Despite a spate of air tragedies, including Malaysian Airlines MH17 and MH370 — probably the most talked of them all — earlier this year, it’s said air travel is still the safest mode of transportation.
“Simply by statistics alone we can show air travel is the safest,” said Steve, who has been flying for 24 years, has covered 12,000 flying hours and at present trains and checks other pilots.
“If you see the number of people travelling, there’s an estimated one million people in the air every second. Although the tragedies caused a number of deaths, the statistics is actually small. Yet, we have pages and pages and pages of coverage of two air crashes when at that same time probably ten or hundred times more people died around the world in road accidents. But that does not make the news.

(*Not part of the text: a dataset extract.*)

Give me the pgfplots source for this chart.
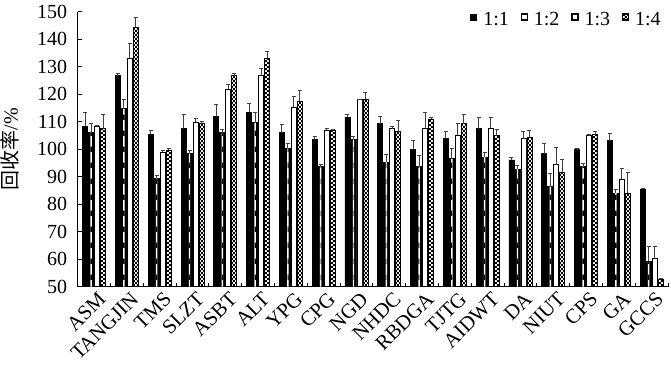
\documentclass[border=0pt]{standalone}
\usepackage{fontspec}
\setmainfont{Liberation Serif}
\newfontfamily\cjk{Noto Sans CJK SC}
\usepackage{pgfplots}
\pgfplotsset{compat=1.18}
\usepackage{pgfplotstable}
\usetikzlibrary{patterns}

\pgfdeclarepatternformonly{hstripe}{\pgfqpoint{0pt}{0pt}}{\pgfqpoint{2pt}{12pt}}{\pgfqpoint{2pt}{12pt}}{\pgfpathrectangle{\pgfqpoint{0pt}{0pt}}{\pgfqpoint{2pt}{4pt}}\pgfusepath{fill}}
\pgfdeclarepatternformonly{checker}{\pgfqpoint{0pt}{0pt}}{\pgfqpoint{3pt}{3pt}}{\pgfqpoint{3pt}{3pt}}{\pgfpathrectangle{\pgfqpoint{0pt}{0pt}}{\pgfqpoint{1.5pt}{1.5pt}}\pgfpathrectangle{\pgfqpoint{1.5pt}{1.5pt}}{\pgfqpoint{1.5pt}{1.5pt}}\pgfusepath{fill}}

\pgfplotstableread{
x a ea b eb c ec d ed
0 108.4 5.0 106.0 3.3 108.2 0.3 107.5 5.0
1 126.7 0.9 114.7 3.3 133.0 5.4 144.3 3.5
2 105.4 1.5 89.4 1.0 99.0 0.6 99.6 0.6
3 107.5 5.0 98.4 1.2 109.9 1.4 109.3 0.9
4 111.9 4.5 106.0 1.1 121.9 1.5 126.7 0.9
5 113.5 3.2 109.6 3.9 126.7 2.5 133.0 2.5
6 106.0 2.9 100.2 1.8 115.3 4.0 117.5 3.8
7 103.4 1.4 93.6 0.9 106.9 0.8 106.7 0.5
8 111.6 1.0 103.5 1.2 118.0 0.2 118.2 2.5
9 109.3 2.7 95.3 2.9 107.5 0.8 106.3 4.1
10 100.0 3.1 93.7 3.9 107.7 5.5 111.0 0.4
11 103.8 2.5 96.5 3.9 105.0 4.5 109.3 3.2
12 107.5 4.2 97.1 1.8 107.7 3.9 104.9 2.2
13 96.1 1.0 92.8 1.1 103.8 2.5 104.3 2.4
14 98.3 3.7 86.4 4.9 94.3 6.5 91.5 4.9
15 99.8 0.6 93.7 1.2 104.9 0.3 105.3 1.2
16 103.1 2.5 84.0 1.5 89.1 4.0 84.0 7.5
17 85.4 0.4 59.3 5.5 60.2 4.3 52.7 0.3
}\data

\newcommand{\fs}{\fontsize{15}{18}\selectfont}

\begin{document}
\begin{tikzpicture}
\useasboundingbox (-58.3pt,-66.8pt) rectangle (445pt,215.05pt);
\begin{axis}[
  scale only axis, width=442.8pt, height=206.25pt,
  xmin=-0.5, xmax=17.5, ymin=50, ymax=150,
  axis x line=bottom, axis y line=left,
  axis line style={-, line width=0.75pt},
  ybar=0.75pt, bar width=3.75pt,
  xtick={0,...,17},
  xticklabels={ASM,TANGJIN,TMS,SLZT,ASBT,ALT,YPG,CPG,NGD,NHDC,RBDGA,TJTG,AIDWT,DA,NIUT,CPS,GA,GCCS},
  major x tick style={draw=none},
  minor xtick={-0.5,0.5,...,17.5},
  minor tick length=3pt, major tick length=3pt,
  tick align=inside,
  tick style={black, line width=0.75pt},
  ytick={50,60,...,150},
  /pgf/number format/assume math mode=true,
  tick label style={font=\fs},
  yticklabel style={xshift=-4.5pt},
  xticklabel style={rotate=45, anchor=east, xshift=3pt, yshift=-9pt, font=\fontsize{15.5}{18}\selectfont},
  every axis y label/.style={at={(axis description cs:-0.1147,0.5)}, anchor=center, rotate=90, font=\fs},
  ylabel={{\cjk 回收率}/\%},
  error bars/y dir=plus, error bars/y explicit,
  error bars/error bar style={line width=0.75pt, black!75},
  error bars/error mark options={rotate=90, mark size=1.5pt, line width=0.75pt, black!75},
  legend columns=4,
  legend style={draw=none, fill=none, at={(0.997,0.97)}, anchor=east, font=\fs,
    nodes={inner sep=1pt},
    /tikz/every even column/.append style={column sep=8pt},
    /tikz/every odd column/.append style={column sep=3.5pt}},
]
\addplot[bar shift=-6.75pt, fill=black, draw=black, line width=0.6pt,
  legend image code/.code={\fill[black] (0pt,0pt) rectangle (4.5pt,4.5pt);}]
  table[x=x, y=a, y error=ea] {\data};
\addlegendentry{1:1}
\addplot[bar shift=-2.25pt, fill=black, draw=black, line width=0.6pt,
  legend image code/.code={\draw[black, fill=white, line width=0.8pt] (0pt,0pt) rectangle (4.5pt,4.5pt);}]
  table[x=x, y=b, y error=eb] {\data};
\addlegendentry{1:2}
\addplot[bar shift=2.25pt, fill=white, draw=black, line width=0.6pt,
  legend image code/.code={\draw[black, fill=white, line width=0.8pt] (0pt,0pt) rectangle (4.5pt,4.5pt);}]
  table[x=x, y=c, y error=ec] {\data};
\addlegendentry{1:3}
\addplot[bar shift=6.75pt, fill=white, draw=black, line width=0.6pt, postaction={pattern=checker, pattern color=black},
  legend image code/.code={\draw[black, fill=white, line width=0.8pt, postaction={pattern=checker}] (0pt,0pt) rectangle (4.5pt,4.5pt);}]
  table[x=x, y=d, y error=ed] {\data};
\addlegendentry{1:4}
\addplot[forget plot, bar shift=-2.25pt, bar width=1.1pt, draw=none, fill=white,
  postaction={pattern=hstripe, pattern color=black}, error bars/y dir=none]
  table[x=x, y=b] {\data};
\end{axis}
\end{tikzpicture}
\end{document}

“If you need more evidence, there’s a free app called Flightradar24 which shows live air traffic control where you can see how many aircraft are there in the sky around the world every second. It will give you a scale of just how many tens of thousands of people flying around all the time and all those planes landing safely. Even if they are old planes, they are safe due to the level of maintenance. We explain that on the course how after every flight we do a transit check and daily checks — something similar to the service on your car. Then every week, we have a more intensive check and so on. And this is true for all major airlines around the world.”
Steve said lack of control is an important aspect for many people with fear of flying and it is understandable because their lives are in the hands [of the pilots].
“It’s very important to understand how regulated the flying procedure is and trust us [professionals] because of our recurrent training and the fact that our flying licenses can be revoked if we are not reaching the required standards. As part of our training, we impress on all pilots going through the simulators every six months, we also assess the decision-making process on how much time they have and [how much they] take to make a decision and diagnose the problem, and the options available to them.”
One also should not forget that the cabin crew is trained to handle such situations, so it is important for the nervous passenger to make them aware of his or her condition. “All flying crew has to undergo the Safety Equipment and Procedure (SEP) training every year where they are given basic medical care training. I’ve included a video in the British Airways SEP training which makes them aware of our course and basic techniques such as breathing exercises that can help calm the passengers. There’s only one or two [passengers] who panic. The crew is also trained in av-med (aviation medical training) and there is very comprehensive medical care on every flight. We have tranquillisers too. Even though half the medical kit can only be administered by a doctor, believe it or not 90 per cent of all flights inevitably have a doctor on board. But the other half of the kit is just basic technique and procedure,” said Steve.
“What’s most important is not to forget the pilots have gone through professional and technical training to handle the plane during turbulence, etc,” said Donna.
“Our job on the course is not just to put these safety nets in place but to show them how they can overcome discomfort when they fail. It is the counsellor’s job to use this information along with relaxation techniques to help participants gain confidence and re-train how their brain is thinking because for so many years it’s been made to think in a certain way.”